GDP: $3 billion (1991 est.) and may well be correct. Purchasing parity power (1999 est.) was $21 billion.
Natural resources: Natural gas, oil, coal, copper, chromite, talc, barites, sulfur, lead, zinc, iron, salt, precious and semiprecious stones.
Agriculture (at least 65% of GDP): Products--wheat, corn, barley, rice, cotton, fruit, nuts, karakul pelts, wool, and mutton.
Industry (estimated 20% of GDP): Types--small scale production for domestic use of textiles, soap, furniture, shoes, fertilizer, and cement; handwoven carpets for export; natural gas, precious and semiprecious gemstones.

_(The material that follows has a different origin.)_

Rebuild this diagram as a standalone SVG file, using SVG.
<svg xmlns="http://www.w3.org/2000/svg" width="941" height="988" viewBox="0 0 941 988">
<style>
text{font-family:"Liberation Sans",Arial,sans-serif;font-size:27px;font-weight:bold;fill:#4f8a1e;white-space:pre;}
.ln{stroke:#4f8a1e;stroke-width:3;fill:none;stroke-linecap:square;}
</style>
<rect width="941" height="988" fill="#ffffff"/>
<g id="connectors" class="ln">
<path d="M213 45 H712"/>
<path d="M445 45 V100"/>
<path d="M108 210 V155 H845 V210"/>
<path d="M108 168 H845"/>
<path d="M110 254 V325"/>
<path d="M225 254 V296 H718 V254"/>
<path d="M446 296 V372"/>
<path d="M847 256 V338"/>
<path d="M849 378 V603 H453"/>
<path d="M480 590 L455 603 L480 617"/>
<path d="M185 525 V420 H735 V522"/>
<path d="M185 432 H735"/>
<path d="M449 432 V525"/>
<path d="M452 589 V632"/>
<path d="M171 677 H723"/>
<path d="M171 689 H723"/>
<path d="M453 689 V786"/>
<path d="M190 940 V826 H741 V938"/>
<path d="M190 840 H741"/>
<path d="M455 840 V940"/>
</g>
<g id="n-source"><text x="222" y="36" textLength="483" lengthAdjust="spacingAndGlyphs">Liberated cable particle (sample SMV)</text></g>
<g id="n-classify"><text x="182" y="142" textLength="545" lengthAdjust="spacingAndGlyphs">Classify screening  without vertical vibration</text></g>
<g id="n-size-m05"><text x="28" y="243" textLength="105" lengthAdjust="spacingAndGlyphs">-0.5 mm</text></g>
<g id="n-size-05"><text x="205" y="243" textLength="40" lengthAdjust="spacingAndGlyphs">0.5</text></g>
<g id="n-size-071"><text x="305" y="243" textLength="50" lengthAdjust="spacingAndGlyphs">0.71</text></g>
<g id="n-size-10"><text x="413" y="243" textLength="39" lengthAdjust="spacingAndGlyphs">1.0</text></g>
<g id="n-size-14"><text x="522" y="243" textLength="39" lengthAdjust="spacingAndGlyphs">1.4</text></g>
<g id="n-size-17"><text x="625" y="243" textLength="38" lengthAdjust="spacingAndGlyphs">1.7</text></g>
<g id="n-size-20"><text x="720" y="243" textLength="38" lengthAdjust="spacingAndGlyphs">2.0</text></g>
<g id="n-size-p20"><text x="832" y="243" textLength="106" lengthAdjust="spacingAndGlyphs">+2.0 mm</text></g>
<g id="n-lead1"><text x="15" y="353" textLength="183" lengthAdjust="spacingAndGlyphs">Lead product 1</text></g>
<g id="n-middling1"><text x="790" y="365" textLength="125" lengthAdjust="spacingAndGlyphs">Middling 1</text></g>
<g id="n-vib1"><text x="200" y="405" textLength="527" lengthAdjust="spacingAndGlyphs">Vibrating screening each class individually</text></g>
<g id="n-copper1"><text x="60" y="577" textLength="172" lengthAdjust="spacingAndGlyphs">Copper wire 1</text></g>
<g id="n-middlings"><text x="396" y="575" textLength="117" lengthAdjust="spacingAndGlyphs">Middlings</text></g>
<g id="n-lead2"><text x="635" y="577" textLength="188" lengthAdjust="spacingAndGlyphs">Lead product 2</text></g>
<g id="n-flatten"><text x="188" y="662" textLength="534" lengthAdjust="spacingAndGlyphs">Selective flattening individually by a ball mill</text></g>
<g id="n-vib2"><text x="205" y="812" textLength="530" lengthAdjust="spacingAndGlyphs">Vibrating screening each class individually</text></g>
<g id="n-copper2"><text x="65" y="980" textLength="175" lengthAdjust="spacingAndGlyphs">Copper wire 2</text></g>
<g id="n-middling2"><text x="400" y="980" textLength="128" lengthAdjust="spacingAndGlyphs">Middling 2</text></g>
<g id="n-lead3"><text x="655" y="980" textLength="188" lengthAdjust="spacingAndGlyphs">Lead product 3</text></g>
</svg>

Trade (1996 est.): Exports--$80 million (does not include opium): opium, fruits and nuts, handwoven carpets, wool, cotton, hides and pelts, precious and semiprecious gems. Major markets--Central Asian Republics, Pakistan, Iran, EC, India. Estimates show that the figure for 2001 is much reduced, except for opium. Imports--$150 million (1996 est.): food, petroleum products, and consumer goods. Estimates show that imports have been severely reduced in 2001. Major suppliers--Central Asian Republics, Pakistan, Iran.
Currency: The currency is called the afghani. There continue to be problems of separate printing of the afghani in different parts of the country. The afghani is highly inflated with rates fluctuating frequently, although it strengthened markedly with the ouster of the Taliban and the installation of the Interim Authority.. The market rate during much of 2001 for each currency exceeded 50,000 Afghanis=U.S.$1. The Pakistani rupee and other foreign currencies are frequently used as legal tender.
Historically, there has been a dearth of information and reliable statistics about Afghanistan's economy. The Soviet invasion and ensuing civil war destroyed much of the underdeveloped country's limited infrastructure and disrupted normal patterns of economic activity. Gross domestic product has fallen substantially over the past 20 years because of loss of labor and capital and disruption of trade and transport. Continuing internal strife hampered both domestic efforts at reconstruction as well as international aid efforts.